* _SUPPLIED RECORDS_:
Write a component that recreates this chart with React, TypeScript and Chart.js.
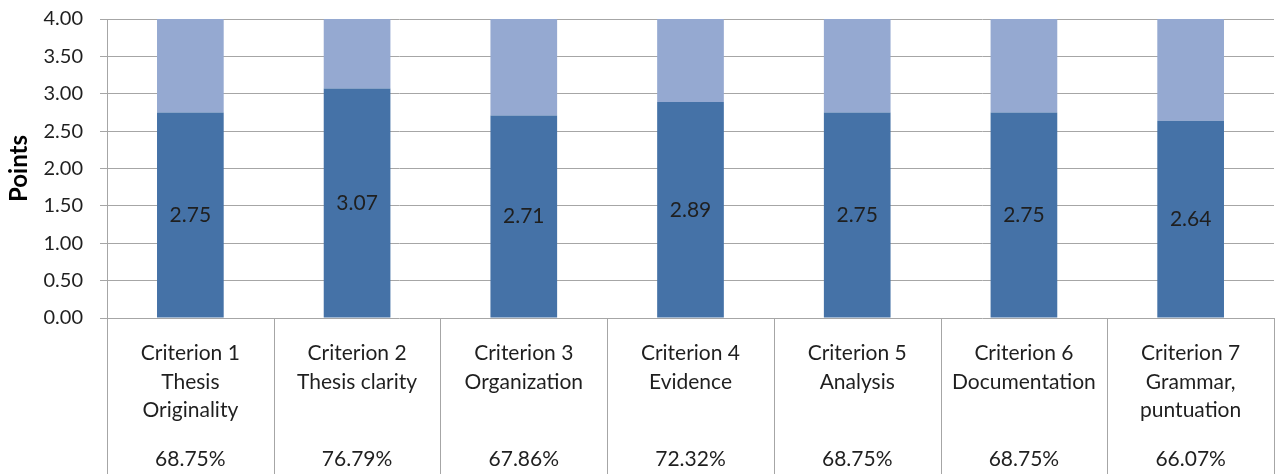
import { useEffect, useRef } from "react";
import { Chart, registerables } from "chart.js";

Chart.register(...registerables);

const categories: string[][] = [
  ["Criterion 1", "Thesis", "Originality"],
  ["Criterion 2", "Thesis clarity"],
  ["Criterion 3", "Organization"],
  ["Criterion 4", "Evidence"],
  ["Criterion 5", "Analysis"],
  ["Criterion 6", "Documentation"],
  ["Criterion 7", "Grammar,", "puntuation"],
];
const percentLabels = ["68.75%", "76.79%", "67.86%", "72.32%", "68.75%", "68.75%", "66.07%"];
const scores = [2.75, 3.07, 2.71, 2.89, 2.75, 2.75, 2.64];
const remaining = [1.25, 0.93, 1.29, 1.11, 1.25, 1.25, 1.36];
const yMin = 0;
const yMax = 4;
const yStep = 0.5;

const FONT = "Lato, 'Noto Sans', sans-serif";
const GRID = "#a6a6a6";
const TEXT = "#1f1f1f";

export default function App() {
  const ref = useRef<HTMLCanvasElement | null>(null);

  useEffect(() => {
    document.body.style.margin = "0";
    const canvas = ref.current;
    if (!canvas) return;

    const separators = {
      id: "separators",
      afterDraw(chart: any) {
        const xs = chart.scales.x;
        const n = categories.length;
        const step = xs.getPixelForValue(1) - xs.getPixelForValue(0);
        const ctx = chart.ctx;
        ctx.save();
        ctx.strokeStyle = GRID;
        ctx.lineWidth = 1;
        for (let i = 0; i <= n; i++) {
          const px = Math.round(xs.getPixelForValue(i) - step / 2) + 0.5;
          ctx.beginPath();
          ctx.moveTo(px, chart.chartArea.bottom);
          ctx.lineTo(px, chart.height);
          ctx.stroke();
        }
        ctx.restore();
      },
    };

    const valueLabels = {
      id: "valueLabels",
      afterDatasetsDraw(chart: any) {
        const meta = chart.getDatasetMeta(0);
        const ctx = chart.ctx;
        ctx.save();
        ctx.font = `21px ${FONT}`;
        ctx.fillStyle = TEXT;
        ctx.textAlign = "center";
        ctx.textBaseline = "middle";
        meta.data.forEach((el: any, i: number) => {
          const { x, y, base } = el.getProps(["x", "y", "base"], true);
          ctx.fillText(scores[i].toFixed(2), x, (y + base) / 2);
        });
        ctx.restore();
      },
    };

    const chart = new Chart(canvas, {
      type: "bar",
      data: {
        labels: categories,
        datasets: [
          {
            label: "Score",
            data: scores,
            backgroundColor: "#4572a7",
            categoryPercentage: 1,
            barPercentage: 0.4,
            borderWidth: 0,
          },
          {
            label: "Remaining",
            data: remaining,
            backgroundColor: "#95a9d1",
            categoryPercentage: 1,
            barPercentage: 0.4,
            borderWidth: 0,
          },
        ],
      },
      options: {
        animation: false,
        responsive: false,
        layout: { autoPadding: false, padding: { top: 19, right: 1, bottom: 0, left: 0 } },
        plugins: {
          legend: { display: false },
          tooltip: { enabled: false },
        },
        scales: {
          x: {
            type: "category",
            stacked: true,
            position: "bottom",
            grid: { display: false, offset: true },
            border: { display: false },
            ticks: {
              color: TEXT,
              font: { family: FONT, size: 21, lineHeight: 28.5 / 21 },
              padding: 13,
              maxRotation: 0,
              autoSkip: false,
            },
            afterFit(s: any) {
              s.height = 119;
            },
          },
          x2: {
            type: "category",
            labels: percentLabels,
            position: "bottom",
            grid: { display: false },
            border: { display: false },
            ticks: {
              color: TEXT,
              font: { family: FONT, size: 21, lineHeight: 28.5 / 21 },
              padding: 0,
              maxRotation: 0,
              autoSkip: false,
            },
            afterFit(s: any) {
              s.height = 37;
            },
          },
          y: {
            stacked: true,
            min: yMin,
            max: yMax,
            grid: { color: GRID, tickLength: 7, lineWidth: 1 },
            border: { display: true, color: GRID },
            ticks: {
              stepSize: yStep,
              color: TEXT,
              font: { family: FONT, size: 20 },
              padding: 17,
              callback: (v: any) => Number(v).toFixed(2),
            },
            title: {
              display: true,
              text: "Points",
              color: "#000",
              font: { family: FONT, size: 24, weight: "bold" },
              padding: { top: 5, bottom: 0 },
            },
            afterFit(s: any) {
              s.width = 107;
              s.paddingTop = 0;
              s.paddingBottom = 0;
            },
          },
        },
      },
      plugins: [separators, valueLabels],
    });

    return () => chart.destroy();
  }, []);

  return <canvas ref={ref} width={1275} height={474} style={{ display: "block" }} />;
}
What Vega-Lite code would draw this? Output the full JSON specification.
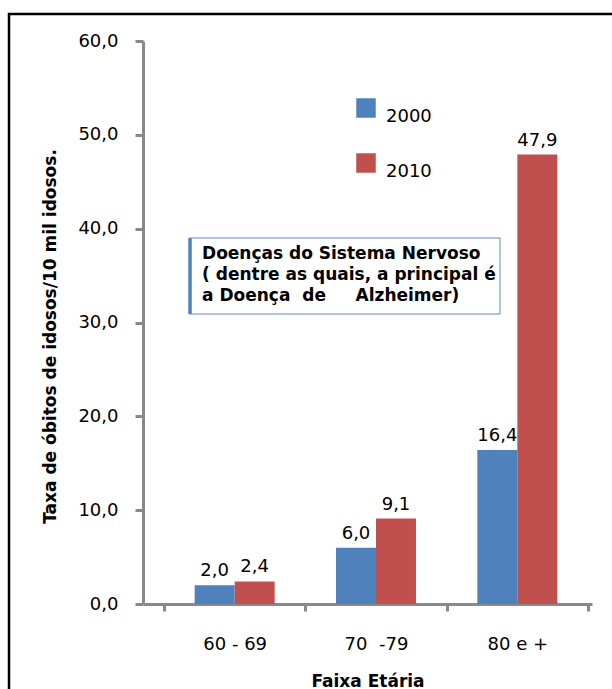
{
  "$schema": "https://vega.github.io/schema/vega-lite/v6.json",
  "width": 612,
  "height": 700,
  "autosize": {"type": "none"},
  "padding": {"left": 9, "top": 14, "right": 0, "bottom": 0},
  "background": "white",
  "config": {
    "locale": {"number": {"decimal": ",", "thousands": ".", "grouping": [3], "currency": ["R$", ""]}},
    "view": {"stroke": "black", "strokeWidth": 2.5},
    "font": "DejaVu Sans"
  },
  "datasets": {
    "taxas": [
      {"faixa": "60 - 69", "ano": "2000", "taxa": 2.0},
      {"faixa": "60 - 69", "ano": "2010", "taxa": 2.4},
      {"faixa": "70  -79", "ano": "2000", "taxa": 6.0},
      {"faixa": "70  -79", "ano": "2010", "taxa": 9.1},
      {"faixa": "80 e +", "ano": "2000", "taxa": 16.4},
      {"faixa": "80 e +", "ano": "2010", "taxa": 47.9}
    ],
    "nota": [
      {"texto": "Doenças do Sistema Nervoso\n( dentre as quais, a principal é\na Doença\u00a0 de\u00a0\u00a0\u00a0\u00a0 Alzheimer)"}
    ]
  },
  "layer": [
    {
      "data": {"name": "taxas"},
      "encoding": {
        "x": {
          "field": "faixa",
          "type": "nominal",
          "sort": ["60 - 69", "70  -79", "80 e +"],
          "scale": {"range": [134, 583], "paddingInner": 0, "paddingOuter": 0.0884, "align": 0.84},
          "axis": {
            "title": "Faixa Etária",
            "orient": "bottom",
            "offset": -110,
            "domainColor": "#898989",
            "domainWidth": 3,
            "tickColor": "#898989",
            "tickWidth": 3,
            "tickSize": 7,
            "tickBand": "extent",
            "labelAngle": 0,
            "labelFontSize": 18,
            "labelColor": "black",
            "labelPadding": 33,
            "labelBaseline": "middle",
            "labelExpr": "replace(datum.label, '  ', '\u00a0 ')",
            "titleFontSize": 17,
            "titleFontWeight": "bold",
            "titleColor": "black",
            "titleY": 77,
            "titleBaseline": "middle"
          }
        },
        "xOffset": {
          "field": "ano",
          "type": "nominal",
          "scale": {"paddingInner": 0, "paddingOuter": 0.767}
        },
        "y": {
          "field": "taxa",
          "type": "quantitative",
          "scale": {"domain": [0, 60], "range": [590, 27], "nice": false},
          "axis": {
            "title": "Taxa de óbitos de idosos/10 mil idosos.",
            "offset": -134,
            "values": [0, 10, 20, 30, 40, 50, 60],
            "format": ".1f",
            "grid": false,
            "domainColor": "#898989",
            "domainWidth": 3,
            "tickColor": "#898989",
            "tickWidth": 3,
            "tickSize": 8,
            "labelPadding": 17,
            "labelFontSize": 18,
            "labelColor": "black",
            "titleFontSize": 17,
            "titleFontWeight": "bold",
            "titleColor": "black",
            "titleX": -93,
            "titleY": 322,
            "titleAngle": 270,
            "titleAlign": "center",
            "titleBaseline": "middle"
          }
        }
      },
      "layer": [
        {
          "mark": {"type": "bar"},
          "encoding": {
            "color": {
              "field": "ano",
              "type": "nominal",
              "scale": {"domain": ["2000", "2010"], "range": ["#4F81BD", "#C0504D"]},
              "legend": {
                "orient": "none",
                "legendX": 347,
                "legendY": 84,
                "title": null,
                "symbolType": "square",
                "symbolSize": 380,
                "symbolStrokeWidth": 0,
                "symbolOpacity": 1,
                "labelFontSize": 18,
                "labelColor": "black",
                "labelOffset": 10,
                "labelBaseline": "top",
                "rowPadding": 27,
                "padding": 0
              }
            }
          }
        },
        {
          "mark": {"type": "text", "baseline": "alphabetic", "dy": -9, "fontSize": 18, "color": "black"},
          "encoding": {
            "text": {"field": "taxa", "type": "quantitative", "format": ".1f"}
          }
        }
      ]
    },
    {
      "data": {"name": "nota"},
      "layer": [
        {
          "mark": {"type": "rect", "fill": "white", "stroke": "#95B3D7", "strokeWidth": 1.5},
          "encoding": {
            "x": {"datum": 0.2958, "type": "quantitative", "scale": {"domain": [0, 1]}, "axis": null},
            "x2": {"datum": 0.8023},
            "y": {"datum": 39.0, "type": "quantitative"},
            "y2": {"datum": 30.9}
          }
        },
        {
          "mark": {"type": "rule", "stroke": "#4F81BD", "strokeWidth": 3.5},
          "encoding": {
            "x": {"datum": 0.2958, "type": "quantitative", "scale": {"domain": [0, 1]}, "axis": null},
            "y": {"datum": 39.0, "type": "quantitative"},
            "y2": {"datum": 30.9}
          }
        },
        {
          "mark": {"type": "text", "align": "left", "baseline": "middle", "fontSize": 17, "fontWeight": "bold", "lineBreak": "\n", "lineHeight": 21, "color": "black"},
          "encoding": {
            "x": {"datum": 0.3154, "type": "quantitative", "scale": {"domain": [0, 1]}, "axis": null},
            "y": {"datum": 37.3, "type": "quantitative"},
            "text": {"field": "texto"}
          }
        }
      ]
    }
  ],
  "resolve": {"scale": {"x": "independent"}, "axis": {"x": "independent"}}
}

...

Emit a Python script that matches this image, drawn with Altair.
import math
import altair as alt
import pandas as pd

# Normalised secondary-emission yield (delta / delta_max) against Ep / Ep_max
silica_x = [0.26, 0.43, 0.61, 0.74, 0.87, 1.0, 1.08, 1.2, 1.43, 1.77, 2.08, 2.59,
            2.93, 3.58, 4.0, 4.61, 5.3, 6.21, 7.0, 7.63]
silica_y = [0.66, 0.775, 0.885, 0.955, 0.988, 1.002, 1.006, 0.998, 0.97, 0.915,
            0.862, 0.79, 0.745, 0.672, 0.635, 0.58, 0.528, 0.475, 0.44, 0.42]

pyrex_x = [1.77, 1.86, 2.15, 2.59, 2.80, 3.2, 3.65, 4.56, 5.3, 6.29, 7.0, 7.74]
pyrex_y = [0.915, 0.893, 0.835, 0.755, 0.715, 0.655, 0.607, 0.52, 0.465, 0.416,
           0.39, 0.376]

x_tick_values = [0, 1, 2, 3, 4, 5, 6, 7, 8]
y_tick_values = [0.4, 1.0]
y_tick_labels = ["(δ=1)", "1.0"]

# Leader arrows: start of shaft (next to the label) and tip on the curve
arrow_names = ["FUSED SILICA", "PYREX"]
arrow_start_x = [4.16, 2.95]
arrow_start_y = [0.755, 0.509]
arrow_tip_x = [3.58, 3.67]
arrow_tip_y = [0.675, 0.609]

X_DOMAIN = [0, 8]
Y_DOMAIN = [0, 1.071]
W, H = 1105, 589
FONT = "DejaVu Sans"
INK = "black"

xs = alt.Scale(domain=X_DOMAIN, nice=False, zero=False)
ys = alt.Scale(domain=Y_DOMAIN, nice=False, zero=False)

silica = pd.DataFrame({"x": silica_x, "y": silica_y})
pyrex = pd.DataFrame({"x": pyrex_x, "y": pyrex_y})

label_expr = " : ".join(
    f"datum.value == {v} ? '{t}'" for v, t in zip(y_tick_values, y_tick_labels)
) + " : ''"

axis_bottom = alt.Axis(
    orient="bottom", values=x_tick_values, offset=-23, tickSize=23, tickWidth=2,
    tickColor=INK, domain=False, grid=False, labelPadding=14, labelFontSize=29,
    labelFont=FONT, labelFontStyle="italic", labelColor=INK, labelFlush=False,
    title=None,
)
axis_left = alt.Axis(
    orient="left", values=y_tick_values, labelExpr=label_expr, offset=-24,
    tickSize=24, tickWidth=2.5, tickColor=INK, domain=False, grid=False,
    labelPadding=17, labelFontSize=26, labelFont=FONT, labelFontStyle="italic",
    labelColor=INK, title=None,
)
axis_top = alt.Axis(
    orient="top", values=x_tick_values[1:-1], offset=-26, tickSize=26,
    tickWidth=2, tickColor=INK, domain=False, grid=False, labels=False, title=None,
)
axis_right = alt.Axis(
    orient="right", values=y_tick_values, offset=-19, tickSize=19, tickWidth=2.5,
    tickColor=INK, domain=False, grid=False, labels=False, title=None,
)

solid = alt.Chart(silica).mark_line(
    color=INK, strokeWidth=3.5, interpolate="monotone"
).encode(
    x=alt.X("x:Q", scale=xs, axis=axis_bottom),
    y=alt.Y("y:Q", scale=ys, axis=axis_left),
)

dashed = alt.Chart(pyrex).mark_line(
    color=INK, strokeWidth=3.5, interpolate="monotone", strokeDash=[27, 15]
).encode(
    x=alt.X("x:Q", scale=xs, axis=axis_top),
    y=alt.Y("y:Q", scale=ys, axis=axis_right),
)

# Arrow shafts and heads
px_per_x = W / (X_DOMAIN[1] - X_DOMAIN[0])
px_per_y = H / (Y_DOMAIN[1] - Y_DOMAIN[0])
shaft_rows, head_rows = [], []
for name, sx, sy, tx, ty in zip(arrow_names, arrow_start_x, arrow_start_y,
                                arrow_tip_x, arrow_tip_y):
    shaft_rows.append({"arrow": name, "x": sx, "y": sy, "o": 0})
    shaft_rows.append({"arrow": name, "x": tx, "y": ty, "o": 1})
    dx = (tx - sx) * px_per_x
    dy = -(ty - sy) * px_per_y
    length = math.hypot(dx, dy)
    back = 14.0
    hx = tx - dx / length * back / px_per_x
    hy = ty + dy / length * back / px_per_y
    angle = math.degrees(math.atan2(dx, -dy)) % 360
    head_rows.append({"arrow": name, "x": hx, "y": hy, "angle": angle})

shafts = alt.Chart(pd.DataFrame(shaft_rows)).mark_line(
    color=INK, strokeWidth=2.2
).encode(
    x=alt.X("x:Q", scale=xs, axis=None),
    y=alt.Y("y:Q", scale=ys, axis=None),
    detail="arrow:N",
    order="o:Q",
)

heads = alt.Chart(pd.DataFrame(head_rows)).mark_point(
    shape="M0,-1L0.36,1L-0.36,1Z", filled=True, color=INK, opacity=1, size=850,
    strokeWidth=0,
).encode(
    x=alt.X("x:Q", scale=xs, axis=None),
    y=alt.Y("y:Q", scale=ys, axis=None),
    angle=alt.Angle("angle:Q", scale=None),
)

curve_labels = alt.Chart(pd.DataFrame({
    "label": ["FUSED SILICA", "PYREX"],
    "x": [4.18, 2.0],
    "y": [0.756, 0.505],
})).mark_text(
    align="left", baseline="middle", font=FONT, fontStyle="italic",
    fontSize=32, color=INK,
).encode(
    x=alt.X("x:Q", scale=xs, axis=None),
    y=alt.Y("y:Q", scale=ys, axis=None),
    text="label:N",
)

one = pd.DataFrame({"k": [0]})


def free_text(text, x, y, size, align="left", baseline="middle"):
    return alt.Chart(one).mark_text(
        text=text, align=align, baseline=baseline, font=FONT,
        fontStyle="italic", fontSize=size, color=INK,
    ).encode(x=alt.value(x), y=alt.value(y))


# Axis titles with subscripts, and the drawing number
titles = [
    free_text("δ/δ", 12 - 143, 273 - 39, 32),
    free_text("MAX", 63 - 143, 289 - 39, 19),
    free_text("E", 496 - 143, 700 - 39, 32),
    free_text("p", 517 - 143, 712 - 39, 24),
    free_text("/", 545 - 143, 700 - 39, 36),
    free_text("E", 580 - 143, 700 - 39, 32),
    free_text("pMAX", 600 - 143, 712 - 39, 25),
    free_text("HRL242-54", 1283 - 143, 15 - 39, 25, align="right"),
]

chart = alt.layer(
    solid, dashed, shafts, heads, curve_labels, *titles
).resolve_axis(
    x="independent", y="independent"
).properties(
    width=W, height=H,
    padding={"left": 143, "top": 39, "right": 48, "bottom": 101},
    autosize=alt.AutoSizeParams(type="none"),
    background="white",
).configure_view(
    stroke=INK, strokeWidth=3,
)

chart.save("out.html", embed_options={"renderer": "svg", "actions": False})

* _WHAT TO DO_: All lines in the listing above from the line containing "Emit a Python" to the line containing "0.475, 0.44, 0.42]", inclusive, should be retyped exactly; no other lines should appear.

* _IN RESPONSE_:
Emit a Python script that matches this image, drawn with Altair.
import math
import altair as alt
import pandas as pd

# Normalised secondary-emission yield (delta / delta_max) against Ep / Ep_max
silica_x = [0.26, 0.43, 0.61, 0.74, 0.87, 1.0, 1.08, 1.2, 1.43, 1.77, 2.08, 2.59,
            2.93, 3.58, 4.0, 4.61, 5.3, 6.21, 7.0, 7.63]
silica_y = [0.66, 0.775, 0.885, 0.955, 0.988, 1.002, 1.006, 0.998, 0.97, 0.915,
            0.862, 0.79, 0.745, 0.672, 0.635, 0.58, 0.528, 0.475, 0.44, 0.42]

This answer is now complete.